BFI London Film Festival 2012 – ‘Argo’
Directed by Ben Affleck
Written by Chris Terrio
Starring Ben Affleck, John Goodman, Alan Arkin, Clea DuVall, Bryan Cranston, Philip Baker Hall, Scoot McNairy, Roger Cochrane
In the pecking order of the Hollywood totem pole the make-up artist would come somewhere between the key grip and caterer, an essential figure in keeping a movie meandering along during its production phase, but hardly the most celebrated of the below the line talent. Some legendary figures of this rarely lauded facet of the movies such as Jack Pierce, Lon Chaney, Dick Smith, Rob Bottin and Rick Baker to name but a few may figure on the cinéastes hierarchy of achievement, but they are not exactly household names along the celebrity alumni they paint and cosmetically enhance on a daily basis. It is no small irony then that make-up man John Cambers and his involvement in one of the CIA’s most audacious missions, to smuggle out a sextet of American personnel from Tehran falling the bloody revolution and hostage crisis of 1980 remained clandestinely concealed until the mission was declassified by President Clinton in the Nineties, with further interest foisted by a redacted article in Wired magazine back in 2007. Some five years later a film has finally been manufactured which recreates the impossible mission, directed by Ben Affleck this is one of the most entertaining Hollywood productions of the year.
Through a gripping, increasingly tense opening the US Embassy in Tehran is assaulted by a screaming mob of disaffected jihadi’s, demanding the return of the Shah who fled into American arms to face justice for his crimes against the people following their countrywide revolution. With distressing echoes of the recent murders in Benghazi the crowds storm and overpower the embassy and kidnap the diplomatic and support personnel, with a mere six officers escaping to secret succor from the Canadian embassy, while a few hundred of their colleagues are arrested, blindfolded and destined to be held in detention for a brutal 444 days of political bartering. Exfiltration specialist Tony Mendez (Affleck) who successfully assisted the Shah and his cronies in fleeing the country is consulted by his superior O’Donnell (Cranston) on potential solutions to the crisis, charged with pursuing all potential plans he crafts an audacious scheme, to whisk the group out through the airport under the guise of a Hollywood production team with Canadian passports, a plan so unorthodox it might just work. Mendez turns to his industry contacts John Chambers (John Goodman) and his colleague Lester Spiegel (Alan Arkin), a sturggiling B movie producer to provide the perfect cover, to greenlight an existing ‘hot’ Star Wars SF script and populate the Tinseltown press with details of the holographic project, to throw a convincing smokescreen around their secret ambitions. With the deadly stakes established Mendez enters the country and activates his mission, a desperate race against time as the Iranian authorities begin to penetrate the masquerade, and nervous US intelligence also unsure of the mission’s potential success…..
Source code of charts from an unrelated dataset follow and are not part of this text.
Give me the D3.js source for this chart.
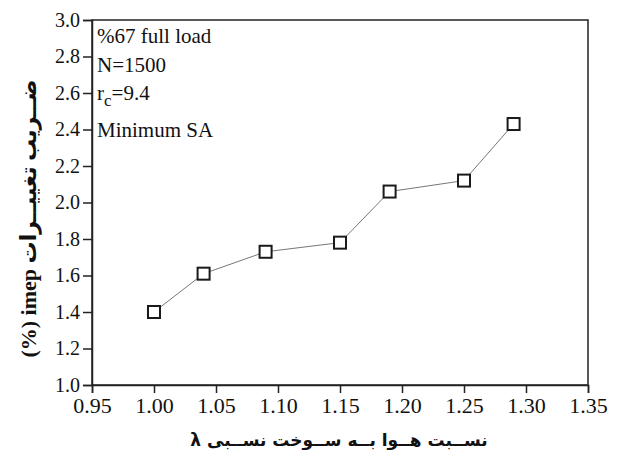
<!DOCTYPE html>
<html>
<head>
<meta charset="utf-8">
<script src="https://cdn.jsdelivr.net/npm/d3@7"></script>
<style>
body { margin: 0; background: #fff; }
</style>
</head>
<body>
<script>
const lambda = [1.00, 1.04, 1.09, 1.15, 1.19, 1.25, 1.29]
const cov = [1.40, 1.61, 1.73, 1.78, 2.06, 2.12, 2.43]
const xTicks = [0.95, 1.00, 1.05, 1.10, 1.15, 1.20, 1.25, 1.30, 1.35]
const yTicks = [1.0, 1.2, 1.4, 1.6, 1.8, 2.0, 2.2, 2.4, 2.6, 2.8, 3.0]
const notes = ["%67 full load", "N=1500", "rc=9.4", "Minimum SA"]

const W = 620, H = 474
const plotL = 92, plotR = 588, plotT = 20, plotB = 385
const serif = "'Liberation Serif', 'Times New Roman', serif"

const svg = d3.select("body").append("svg")
    .attr("width", W)
    .attr("height", H)

const x = d3.scaleLinear().domain([0.95, 1.35]).range([plotL, plotR])
const y = d3.scaleLinear().domain([1.0, 3.0]).range([plotB, plotT])

// frame
svg.append("rect")
    .attr("x", plotL).attr("y", plotT)
    .attr("width", plotR - plotL).attr("height", plotB - plotT)
    .attr("fill", "none").attr("stroke", "#222").attr("stroke-width", 1.5)

const xAxis = svg.append("g")
    .attr("transform", `translate(0,${plotB})`)
    .call(d3.axisBottom(x).tickValues(xTicks).tickFormat(d3.format(".2f")).tickSize(8).tickPadding(4))
const yAxis = svg.append("g")
    .attr("transform", `translate(${plotL},0)`)
    .call(d3.axisLeft(y).tickValues(yTicks).tickFormat(d3.format(".1f")).tickSize(9).tickPadding(3))

;[xAxis, yAxis].forEach(g => {
    g.select(".domain").attr("stroke", "#222").attr("stroke-width", 1.5)
    g.selectAll(".tick line").attr("stroke", "#222").attr("stroke-width", 1.5)
    g.selectAll(".tick text")
        .style("font-family", serif)
        .attr("fill", "#111")
})
xAxis.selectAll(".tick text").style("font-size", "22px")
yAxis.selectAll(".tick text").style("font-size", "20px")

// line + markers
const pts = lambda.map((d, i) => ({ x: d, y: cov[i] }))
svg.append("path")
    .datum(pts)
    .attr("fill", "none")
    .attr("stroke", "#777")
    .attr("stroke-width", 1)
    .attr("d", d3.line().x(d => x(d.x)).y(d => y(d.y)))

const s = 12
svg.selectAll("rect.pt")
    .data(pts)
    .enter()
    .append("rect")
    .attr("class", "pt")
    .attr("x", d => x(d.x) - s / 2)
    .attr("y", d => y(d.y) - s / 2)
    .attr("width", s).attr("height", s)
    .attr("fill", "#fff")
    .attr("stroke", "#1a1a1a")
    .attr("stroke-width", 2)

// annotations
const note = svg.append("g")
    .style("font-family", serif)
    .style("font-size", "21px")
    .attr("fill", "#111")
note.append("text").attr("x", 97).attr("y", 43).text(notes[0])
note.append("text").attr("x", 97).attr("y", 72).text(notes[1])
const rc = note.append("text").attr("x", 97).attr("y", 100)
rc.append("tspan").text("r")
rc.append("tspan").style("font-size", "17px").attr("dy", 6).text("c")
rc.append("tspan").attr("dy", -6).text("=9.4")
note.append("text").attr("x", 97).attr("y", 137).text(notes[3])

// axis titles
svg.append("text")
    .attr("x", 339).attr("y", 446)
    .attr("text-anchor", "middle")
    .attr("direction", "rtl")
    .attr("font-weight", "bold")
    .attr("fill", "#111")
    .style("font-size", "17px")
    .style("font-family", "'DejaVu Sans', sans-serif")
    .text("نســبت هــوا بــه ســوخت نســبی λ")

svg.append("text")
    .attr("transform", `translate(36,${(plotT + plotB) / 2 + 16}) rotate(-90)`)
    .attr("text-anchor", "middle")
    .attr("direction", "rtl")
    .attr("font-weight", "bold")
    .attr("fill", "#111")
    .style("font-size", "22px")
    .style("font-family", "'Liberation Serif', 'DejaVu Sans', serif")
    .text("ضــریب تغییــرات imep (%)")
</script>
</body>
</html>
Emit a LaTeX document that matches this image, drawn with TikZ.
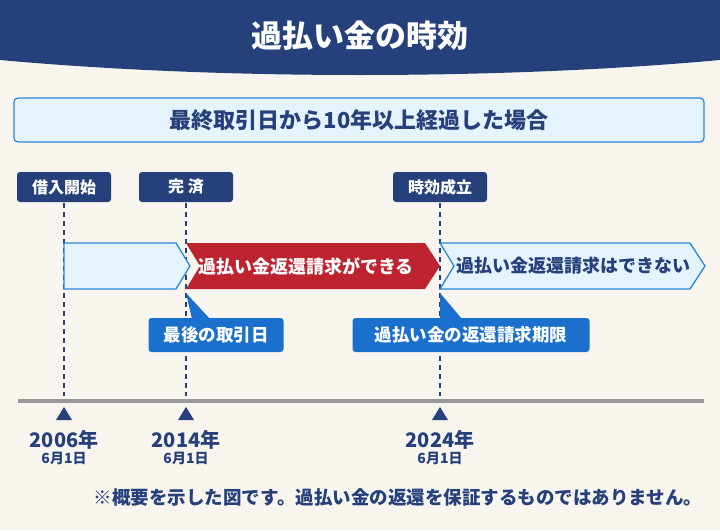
\documentclass[tikz,border=0pt]{standalone}
\usepackage{fontspec}
\setmainfont{Noto Sans CJK JP}
\usetikzlibrary{positioning}
\definecolor{navy}{HTML}{25407A}
\definecolor{cream}{HTML}{F8F5EE}
\definecolor{paleblue}{HTML}{E4F3FC}
\definecolor{midblue}{HTML}{2A86D6}
\definecolor{callblue}{HTML}{1A70CC}
\definecolor{darkred}{HTML}{BE2330}

\begin{document}
\begin{tikzpicture}[x=1pt, y=-1pt, font=\bfseries,
    tag/.style={fill=navy, text=white, rounded corners=3pt, minimum width=94pt, minimum height=30pt, inner sep=0pt, font=\fontsize{16}{16}\selectfont\bfseries},
    callout/.style={fill=callblue, text=white, rounded corners=3pt, minimum height=34pt, inner sep=0pt, font=\fontsize{17.5}{17.5}\selectfont\bfseries},
    guide/.style={navy, line width=1.6pt, dash pattern=on 5pt off 4pt},
    year/.style={text=navy, inner sep=1pt, font=\fontsize{20}{20}\selectfont\bfseries},
    day/.style={text=navy, inner sep=1pt, font=\fontsize{14}{14}\selectfont\bfseries}]
    % Background and banner
    \fill[cream] (0,0) rectangle (720,530);
    \useasboundingbox (0,0) rectangle (720,530);
    \fill[navy] (0,0) -- (720,0) -- (720,60) .. controls (500,80) and (220,80) .. (0,60) -- cycle;
    \node (title) [text=white, font=\fontsize{31}{31}\selectfont\bfseries] at (360,36) {過払い金の時効};

    % Condition box
    \node (cond) [draw=midblue, line width=1.2pt, fill=paleblue, rounded corners=4pt, minimum width=690pt, minimum height=44pt, text=navy, font=\fontsize{22}{22}\selectfont\bfseries] at (359,120) {最終取引日から10年以上経過した場合};

    % Tags
    \node [tag] (start) at (64,187) {借入開始};
    \node [tag] (paid)  at (186,187) {完 済};
    \node [tag] (limit) at (440,187) {時効成立};

    % Timeline
    \draw [line width=3.5pt, black!40] (18,401) -- (704,401);
    \foreach \x/\n in {64/s, 186/p, 440/l} {
        \coordinate (top\n) at (\x,203);
        \coordinate (bot\n) at (\x,396);
        \draw [guide] (top\n) -- (bot\n);
        \fill[navy] (\x-8,420) -- (\x,407) -- (\x+8,420) -- cycle;
    }

    % Arrows
    \draw [midblue, line width=1.3pt, fill=paleblue] (64,243) -- (176,243) -- (190,266) -- (176,289) -- (64,289) -- cycle;
    \fill [darkred] (186,243) -- (425,243) -- (440,266) -- (425,289) -- (186,289) -- (200,266) -- cycle;
    \node (can) [text=white, font=\fontsize{18}{18}\selectfont\bfseries] at (306,266) {過払い金返還請求ができる};
    \draw [midblue, line width=1.3pt, fill=paleblue] (440,243) -- (690,243) -- (705,266) -- (690,289) -- (440,289) -- (454,266) -- cycle;
    \node (cannot) [text=navy, font=\fontsize{18}{18}\selectfont\bfseries] at (573,266) {過払い金返還請求はできない};

    % Callouts
    \node [callout, minimum width=135pt] (last) at (216,335) {最後の取引日};
    \fill[callblue] (192,319) -- (186,293) -- (210,319) -- cycle;
    \node [callout, minimum width=237pt] (deadline) at (471,335) {過払い金の返還請求期限};
    \fill[callblue] (440,319) -- (440,293) -- (462,319) -- cycle;

    % Years
    \foreach \x/\y/\n in {64/2006/a, 186/2014/b, 440/2024/c} {
        \node [year] (y\n) at (\x,440) {\y 年};
        \node [day, below=0pt of y\n] (d\n) {6月1日};
    }

    % Note
    \node (note) [text=navy, font=\fontsize{18.5}{18.5}\selectfont\bfseries] at (398,497) {※概要を示した図です。過払い金の返還を保証するものではありません。};
\end{tikzpicture}
\end{document}
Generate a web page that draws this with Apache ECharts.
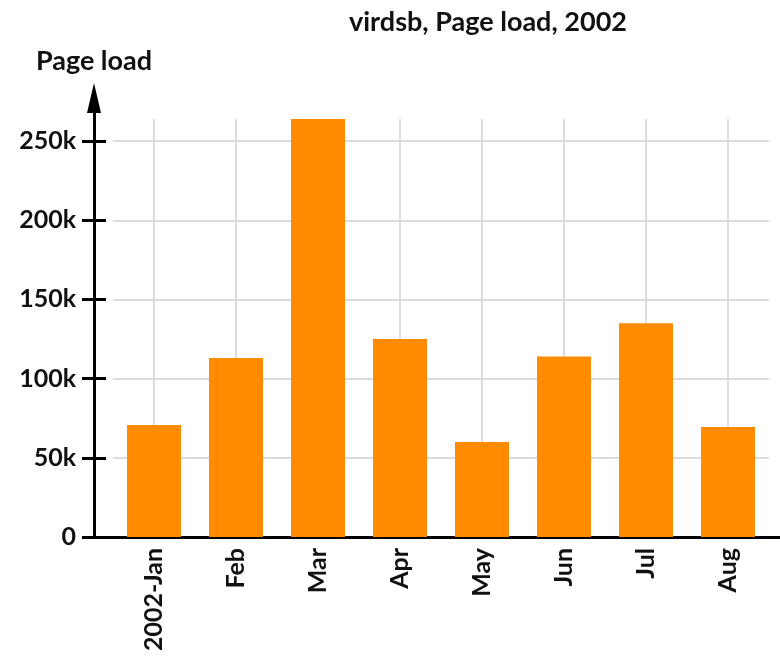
<!DOCTYPE html>
<html>
<head>
<meta charset="utf-8">
<script src="https://cdn.jsdelivr.net/npm/echarts@6/dist/echarts.min.js"></script>
<style>
    html, body { margin: 0; padding: 0; background: #fff; }
    #main { width: 780px; height: 662px; }
</style>
</head>
<body>
<div id="main"></div>
<script>
var months = ['2002-Jan', 'Feb', 'Mar', 'Apr', 'May', 'Jun', 'Jul', 'Aug'];
var pageLoad = [70700, 113000, 264000, 125000, 60000, 114000, 135000, 69500];
var yTicks = [0, 50000, 100000, 150000, 200000, 250000];

var font = 'Lato';
var ink = '#111';

var chart = echarts.init(document.getElementById('main'));
chart.setOption({
    animation: false,
    title: {
        text: 'virdsb, Page load, 2002',
        left: 344,
        top: 4,
        textStyle: { fontFamily: font, fontWeight: 'bold', fontSize: 27, color: ink }
    },
    grid: [
        // plot area: bars + grid lines
        { left: 113, right: 11, top: 119, bottom: 125 },
        // axis frame: black axis lines with arrow
        { left: 94, right: 0, top: 98, bottom: 125 }
    ],
    xAxis: [
        {
            type: 'category',
            gridIndex: 0,
            data: months,
            axisLine: { show: false },
            axisTick: { show: false },
            axisLabel: {
                rotate: 90,
                margin: 11,
                fontFamily: font,
                fontWeight: 'bold',
                fontSize: 25,
                color: ink
            },
            splitLine: {
                show: true,
                alignWithLabel: true,
                lineStyle: { color: '#dcdcdc', width: 2 }
            }
        },
        {
            type: 'value',
            gridIndex: 1,
            min: 0,
            max: 1,
            axisLine: { show: true, lineStyle: { color: '#000', width: 3 } },
            axisTick: { show: false },
            axisLabel: { show: false },
            splitLine: { show: false }
        }
    ],
    yAxis: [
        {
            type: 'value',
            gridIndex: 0,
            min: 0,
            max: 264000,
            interval: 50000,
            offset: 19,
            axisLine: { show: false },
            axisTick: {
                show: true,
                inside: true,
                length: 12,
                customValues: yTicks,
                lineStyle: { color: '#000', width: 3 }
            },
            axisLabel: { show: false },
            splitLine: {
                show: true,
                lineStyle: { color: '#dcdcdc', width: 2 }
            }
        },
        {
            type: 'value',
            gridIndex: 1,
            min: 0,
            max: 277000,
            interval: 50000,
            name: 'Page load',
            nameLocation: 'end',
            nameGap: 23,
            nameTextStyle: { fontFamily: font, fontWeight: 'bold', fontSize: 27, color: ink },
            axisLine: {
                show: true,
                symbol: ['none', 'triangle'],
                symbolSize: [14, 30],
                lineStyle: { color: '#000', width: 3 }
            },
            axisTick: {
                show: true,
                length: 12,
                customValues: yTicks,
                lineStyle: { color: '#000', width: 3 }
            },
            axisLabel: {
                margin: 18,
                customValues: yTicks,
                fontFamily: font,
                fontWeight: 'bold',
                fontSize: 25,
                color: ink,
                formatter: function (v) { return v === 0 ? '0' : (v / 1000) + 'k'; }
            },
            splitLine: { show: false }
        }
    ],
    series: [
        {
            name: 'Page load',
            type: 'bar',
            xAxisIndex: 0,
            yAxisIndex: 0,
            barWidth: 54,
            itemStyle: { color: '#ff8c00' },
            data: pageLoad
        }
    ]
});
</script>
</body>
</html>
From the opening frenzied and scene setting prologue Ben Affleck’s career resurrection continues apace with this forensically detailed, frequently hilarious edge of your seat thriller, it is quite a deft mixture of spy-crafting subversion, period drama and suspenseful shenanigans, with a few deft stabs at Hollywood chicanery thrown in for good measure. The period detail is convincingly observed, from the nostalgically attuned Warner Brothers logo which heralds the films Seventies derivied ethos, to the costumes and hairstyles, the film builds a tangible universe both in its political ambitions and respect for its audience – at least for most of the mission. The film has been embraced by the critical fraternity for its self deprecating stabs at Hollywood egoism, with lines such as ‘my fake movie is still gonna be a fake hit’ providing some comic relief from the quickly accruing tension that swamps the film in its final, breathless maneuvers, with manic steadicam shots cutting between the bazaars of Iran and the corridors of the Pentagon with a relentless, nerve shredding incredulity – a best editing nomination for Willam Goldenberg seems assured.
The versatile support is convincingly cast and performed, from the genuinely terrified American diplomats to the convivial pairing of Arkin and Goodman (is he now the de rigour cigar chomping Hollywood executive after this and The Artist?) with Clea DuVall and Scoot McNairy in particular shining amongst the brittle and beleaguered quarry, only Affleck seems vaguely out of place with his characters redundant personal arc requiring some empty, emotionless narrative conclusions that dilutes the non-fictional, intrinsic drama. By the same token some Hollywood techniques are employed in the final race to freedom but by this point it’s almost a meta-commentary on film-making itself, with contrived instances of ringing telephones needing to be answered, with updating computers coughing out information at lifesaving moments, all the clichéd machinery of constriction choking techniques in play which becomes so audacious that it will either provoke excited gasps or exasperated groans.
The Academy will lap this up with Argo’s assertion that film and its associated illusions can save lives for God & Country, merged with a little backslapping and some industry specific in-jokes, a deft combination of humour and thrills which oscillates between the two in a rarely achieved harmony, a funny and frantic Friday night product which will indubitably be rewarded next February.